Myths and Facts about Kids Going ‘Off the Derech’ in College

I thought that questions raised in this comment warrant a separate post. It’s part of an ongoing discussion on LookJED about ‘spiritually conducive’ environments on college campuses. I wrote about it here as well. I wanted to address specifically the issue of kids either a) abandoning observance or b) diminishing observance on campus. I believe several points are in order when approaching the issue:

Firstly, from my experience, very few students gradually abandon observance. If they abandon it, they abandon it almost immediately upon arrival on campus. It’s very difficult to speak of these students as ‘losing frumkeit’. Generally, they were not frum – neither in theory nor in practice – before arriving on campus. The difference is that they no longer need to adhere to communal norms or worry about embarrassing parents. They will often continue to play the part of ‘nice frum boy/girl’ when they go home. They question here is whether there’s something to be gained by keeping these kids – and at this point they have gone through 12 or 13 years of Jewish education and also see themselves as adults capable of making their own decisions – in an environment where the social pressure to remain outwardly observant will promote greater adherence to Jewish observance, or whether it’s worth letting go. I hope to demonstrate why I deem the latter to be the best course of action. The upshot of this first point is that it’s not the environment of the secular university per se which kills observance, rather, the fact that this is the first time in their lives that these kids are not in an Orthodox milieu.

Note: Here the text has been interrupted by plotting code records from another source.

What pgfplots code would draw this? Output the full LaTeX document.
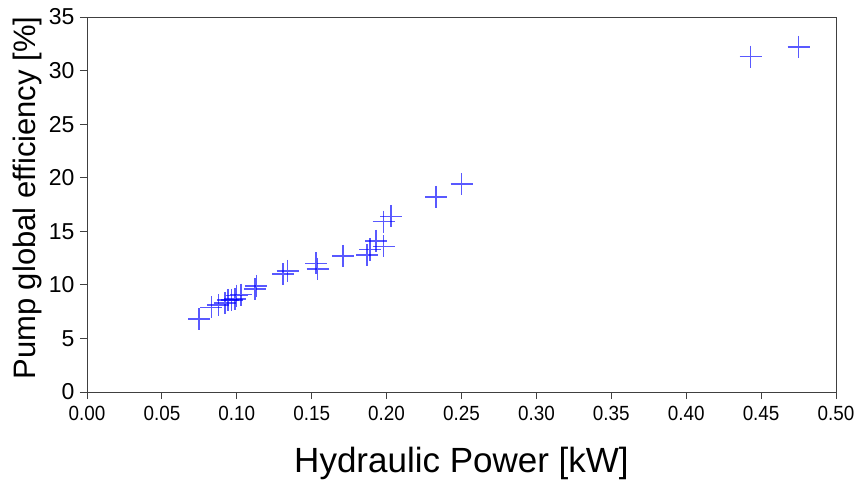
\documentclass[border=0pt]{standalone}
\usepackage{fontspec}
\setmainfont{Liberation Sans}
\usepackage{pgfplots}
\pgfplotsset{compat=1.18}
\begin{document}
\begin{tikzpicture}
\begin{axis}[
  scale only axis,
  width=749bp, height=375bp,
  at={(0,0)}, anchor=south west,
  xmin=0, xmax=0.5, ymin=0, ymax=35,
  xtick={0,0.05,...,0.5},
  ytick={0,5,...,35},
  xticklabel style={/pgf/number format/fixed,/pgf/number format/precision=2,/pgf/number format/fixed zerofill, font=\fontsize{20.5bp}{24bp}\selectfont, xscale=0.92, yshift=-4bp},
  yticklabel style={font=\fontsize{23bp}{27bp}\selectfont, xshift=-2bp},
  /pgf/number format/assume math mode=true,
  tick label style={color=black},
  tick align=outside,
  major tick length=7bp,
  xtick pos=bottom, ytick pos=left,
  axis line style={color=black!75, line width=0.8bp},
  every tick/.style={color=black!75, line width=0.8bp},
  xlabel={Hydraulic Power [kW]},
  ylabel={Pump global efficiency [\%]},
  xlabel style={font=\fontsize{35bp}{40bp}\selectfont, at={(axis description cs:0.5,-0.2155)}, anchor=base},
  ylabel style={font=\fontsize{31bp}{36bp}\selectfont, at={(axis description cs:-0.0790,0.517)}, anchor=center},
]
\addplot[only marks, mark=+, mark size=11bp, color=blue, opacity=0.65, mark options={line width=1.5bp}] coordinates {
(0.0748,6.8)
(0.083,7.9)
(0.0877,8.1)
(0.092,8.3)
(0.094,8.6)
(0.0966,8.6)
(0.0988,8.7)
(0.0999,9.0)
(0.1028,9.1)
(0.112,9.6)
(0.113,9.9)
(0.131,11.0)
(0.134,11.3)
(0.153,12.0)
(0.154,11.5)
(0.171,12.7)
(0.187,12.8)
(0.189,13.3)
(0.193,14.1)
(0.198,13.6)
(0.198,15.9)
(0.203,16.4)
(0.233,18.2)
(0.250,19.4)
(0.443,31.3)
(0.475,32.2)
};
\end{axis}
\pgfresetboundingbox
\path[use as bounding box] (-87bp,-89bp) rectangle (770bp,392bp);
\end{tikzpicture}
\end{document}
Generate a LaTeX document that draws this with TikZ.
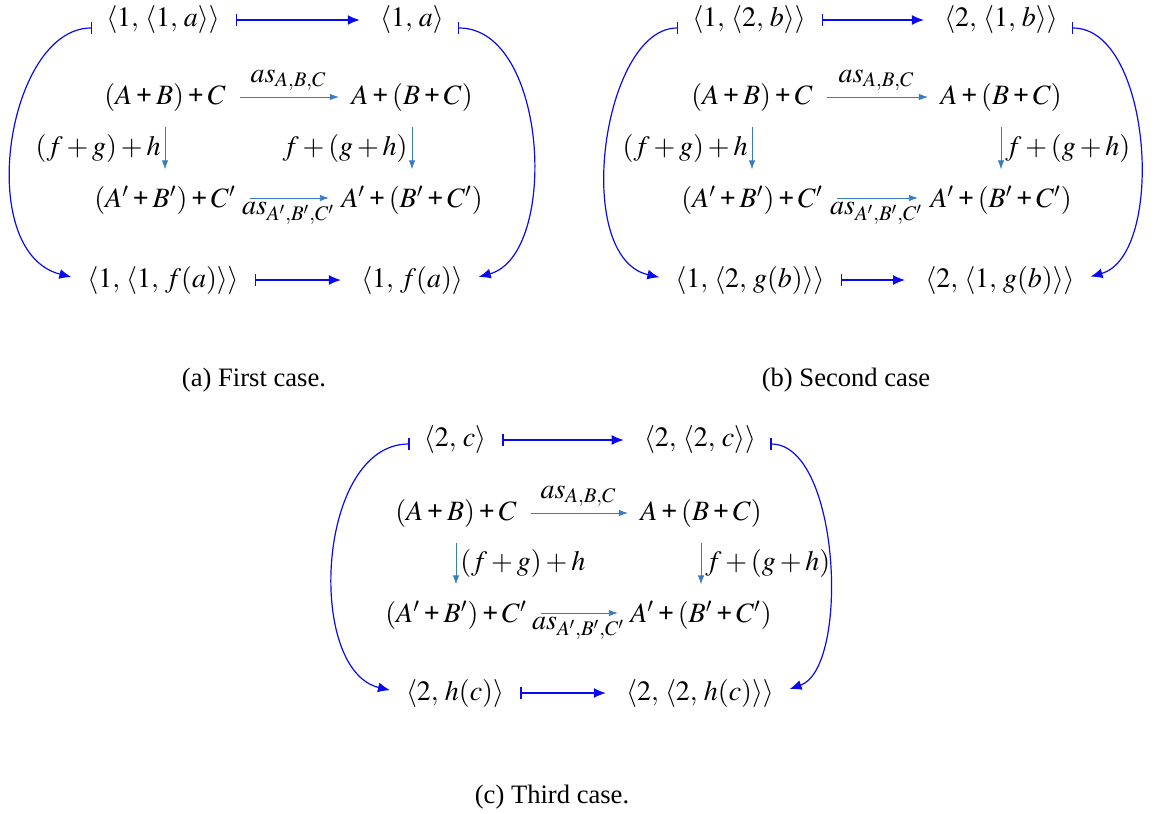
\documentclass[tikz,border=0pt]{standalone}
\usepackage{amsmath}
\usepackage{mathptmx}
\usepackage{fontspec}
\setmainfont{Liberation Serif}
\newfontfamily\capfont{Liberation Serif}
\usetikzlibrary{arrows.meta}
\definecolor{MapBlue}{RGB}{10,10,240}
\definecolor{AsBlue}{RGB}{56,122,196}
\newcommand{\bp}{\mathbin{\textbf{+}}}
\tikzset{
  >={Latex},
  % elementi e oggetti
  elem/.style={inner sep=2pt,font=\fontsize{14}{17}\selectfont},
  obj/.style={elem},
  caption/.style={font=\capfont\fontsize{13.3}{16}\selectfont},
  % frecce
  mapsto/.style={{Bar[width=6pt]}-{Latex[length=6pt,width=5pt]},MapBlue,semithick},
  mapsto h/.style={mapsto,shorten <=6pt,shorten >=8pt},
  bend map/.style={mapsto,shorten <=5pt,shorten >=6pt},
  assoc/.style={-{Latex[length=4.5pt,width=3.2pt]},AsBlue,thin},
  assoc h/.style={assoc,shorten <=5pt,shorten >=4pt},
  assoc v/.style={assoc,shorten <=6pt,shorten >=6pt},
  lab/.style={text=black,font=\fontsize{14}{17}\selectfont,inner sep=2pt}
}
\begin{document}
\begin{tikzpicture}[x=0.5pt,y=-0.5pt]
  \useasboundingbox (0,0) rectangle (1157,814);

  % (a) primo caso
  \node[elem] (a-tl) at (163,20) {$\langle 1,\,\langle 1,\,a\rangle\rangle$};
  \node[elem] (a-tr) at (412,20) {$\langle 1,\,a\rangle$};
  \node[elem] (a-bl) at (163,280) {$\langle 1,\,\langle 1,\,f(a)\rangle\rangle$};
  \node[elem] (a-br) at (412,280) {$\langle 1,\,f(a)\rangle$};
  \node[obj] (a-ab) at (165,97) {$(A\bp B)\bp C$};
  \node[obj] (a-bc) at (412,97) {$A\bp(B\bp C)$};
  \node[obj] (a-ab2) at (165,200) {$(A'\bp B')\bp C'$};
  \node[obj] (a-bc2) at (412,200) {$A'\bp(B'\bp C')$};
  \draw[mapsto h] (a-tl) -- (a-tr);
  \draw[mapsto h] (a-bl) -- (a-br);
  \draw[bend map] ([yshift=-4pt]a-tl.west) .. controls +(-95,0) and +(-110,-28) .. (a-bl.west);
  \draw[bend map] ([yshift=-4pt]a-tr.east) .. controls +(100,0) and +(92,-25) .. (a-br.east);
  \draw[assoc h] (a-ab) -- node[lab,above=1pt]{$as_{A,B,C}$} (a-bc);
  \draw[assoc h] ([yshift=1pt]a-ab2.east) -- node[lab,below]{$as_{A',B',C'}$} ([yshift=1pt]a-bc2.west);
  \draw[assoc v] (a-ab) -- node[lab,left]{$(f+g)+h$} (a-ab2);
  \draw[assoc v] (a-bc) -- node[lab,left]{$f+(g+h)$} (a-bc2);
  \node[caption] (a-cap) at (254,380) {(a) First case.};

  % (b) secondo caso
  \node[elem] (b-tl) at (749,20) {$\langle 1,\,\langle 2,\,b\rangle\rangle$};
  \node[elem] (b-tr) at (1001,20) {$\langle 2,\,\langle 1,\,b\rangle\rangle$};
  \node[elem] (b-bl) at (750,280) {$\langle 1,\,\langle 2,\,g(b)\rangle\rangle$};
  \node[elem] (b-br) at (1000,280) {$\langle 2,\,\langle 1,\,g(b)\rangle\rangle$};
  \node[obj] (b-ab) at (752,97) {$(A\bp B)\bp C$};
  \node[obj] (b-bc) at (1001,97) {$A\bp(B\bp C)$};
  \node[obj] (b-ab2) at (752,200) {$(A'\bp B')\bp C'$};
  \node[obj] (b-bc2) at (1001,200) {$A'\bp(B'\bp C')$};
  \draw[mapsto h] (b-tl) -- (b-tr);
  \draw[mapsto h] (b-bl) -- (b-br);
  \draw[bend map] ([yshift=-4pt]b-tl.west) .. controls +(-85,0) and +(-100,-23) .. (b-bl.west);
  \draw[bend map] ([yshift=-4pt]b-tr.east) .. controls +(90,0) and +(87,-25) .. (b-br.east);
  \draw[assoc h] (b-ab) -- node[lab,above=1pt]{$as_{A,B,C}$} (b-bc);
  \draw[assoc h] ([yshift=1pt]b-ab2.east) -- node[lab,below]{$as_{A',B',C'}$} ([yshift=1pt]b-bc2.west);
  \draw[assoc v] (b-ab) -- node[lab,left]{$(f+g)+h$} (b-ab2);
  \draw[assoc v] (b-bc) -- node[lab,right]{$f+(g+h)$} (b-bc2);
  \node[caption] (b-cap) at (846,380) {(b) Second case};

  % (c) terzo caso
  \node[elem] (c-tl) at (455,440) {$\langle 2,\,c\rangle$};
  \node[elem] (c-tr) at (700,440) {$\langle 2,\,\langle 2,\,c\rangle\rangle$};
  \node[elem] (c-bl) at (455,693) {$\langle 2,\,h(c)\rangle$};
  \node[elem] (c-br) at (700,693) {$\langle 2,\,\langle 2,\,h(c)\rangle\rangle$};
  \node[obj] (c-ab) at (456,513) {$(A\bp B)\bp C$};
  \node[obj] (c-bc) at (701,513) {$A\bp(B\bp C)$};
  \node[obj] (c-ab2) at (456,615) {$(A'\bp B')\bp C'$};
  \node[obj] (c-bc2) at (701,615) {$A'\bp(B'\bp C')$};
  \draw[mapsto h] (c-tl) -- (c-tr);
  \draw[mapsto h] (c-bl) -- (c-br);
  \draw[bend map] ([yshift=-2pt]c-tl.west) .. controls +(-103,0) and +(-96,-23) .. (c-bl.west);
  \draw[bend map] ([yshift=-2pt]c-tr.east) .. controls +(80,0) and +(72,-25) .. (c-br.east);
  \draw[assoc h] (c-ab) -- node[lab,above=1pt]{$as_{A,B,C}$} (c-bc);
  \draw[assoc h] ([yshift=1pt]c-ab2.east) -- node[lab,below]{$as_{A',B',C'}$} ([yshift=1pt]c-bc2.west);
  \draw[assoc v] (c-ab) -- node[lab,right]{$(f+g)+h$} (c-ab2);
  \draw[assoc v] (c-bc) -- node[lab,right]{$f+(g+h)$} (c-bc2);
  \node[caption] (c-cap) at (552,797) {(c) Third case.};
\end{tikzpicture}
\end{document}
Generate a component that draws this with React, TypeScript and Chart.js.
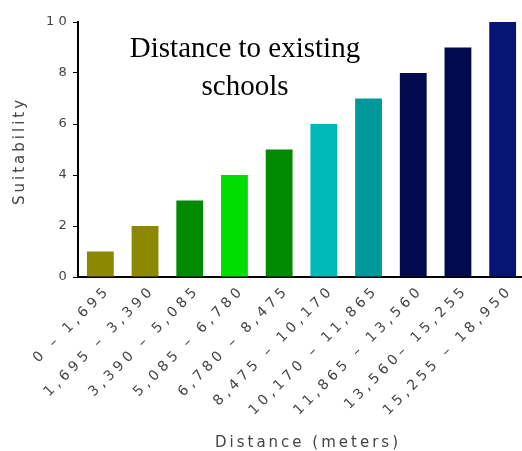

Secondly, from my experience, college students abandoning frumkeit is very often a temporary phenomenon. Most ‘come back’ by the time they are ready to enter communal life – get married, settle down, have kids, etc. In this sense, it is similar to the practice in certain Anabaptist communities (like the Amish) of having to make the ‘adult’ decision of remaining within the community. There is no halakhic sanction for temporarily jettisoning observance, obviously, but there is precedent in the Rabbinic imagination. I refer to story of Purim, where, without the Presence of Temple and Prophet, the Jews became drinking buddies with the Emperor. But when push came to shove, they re-accepted that which they had started to lose. For more on this, go here. Point is, Chazal acknowledged that there such a thing as making a free, adult decision as opposed to a compelled, childish set of behaviors. And if these students are returning to the frum community just for convenience and comfort, then see point 1 – they generally end up no less frum than they were to begin with.

Finally, there is the phenomenon of diminished observance and the potential for bad decisions by students who are otherwise frum. This is the area of greatest concern, and would give me personally the greatest pause before sending my own child to such a campus. And here is where it really depends on the person and the community. For many students, this adversity instigates greater growth. It’s the grain of sand that causes the oyster to produce a pearl. I’ve had students tell me that they are ‘more religious’ after 4 years at UMD than they were after their year in Yeshiva. I doubt they did more learning at UMD than they did in Yeshiva, but you can also be sure that the 1 hour per week they set aside to learn at UMD meant a whole lot more than the learning by osmosis that took place during their Israel years. This, too, is rooted in the concept of ‘adult decision-making’, and here’s the point: most people, at some point, stop being a passive recipients of religiosity and take responsibility for their own. For some, it happens in college. For some, in high school. For others still, it’s after college. It’s the moment of truth where, all pressures stripped away, we get to see what really sank in during all those years and hundreds of thousands of dollars of Jewish education, summer camps, and Israel years. For many, the ability to take ownership of and responsibility for their own Judaism is a watershed. In many cases, the sooner the better – keeping them in a religious environment creates greater animosity toward a system that is trying to control them. By buying a few extra years of pressured conformity, you lose in the long run (again, depending on the kid). Again, it’s not college that ‘causes’ diminished observance, but the existence of many new opportunities couple with a lack of restraints. The opportunities for error that college presents may be too overwhelming, but, like before, this is a personal question that students must answer truthfully. It’s important to realize that it’s a cost-benefit analysis, though. Net mitzvah observance must be weighed in the short and long term, and with the whole person taken into account.

JLI's primary audience is the students in this latter group, and the goal is to facilitate, as counselors, resources, and role-models, the process of becoming Jewish adults. At least that's my summary of it.

In any event, the incidence of students arriving in college truly frum and leaving truly frei is, in my estimation very, very, low.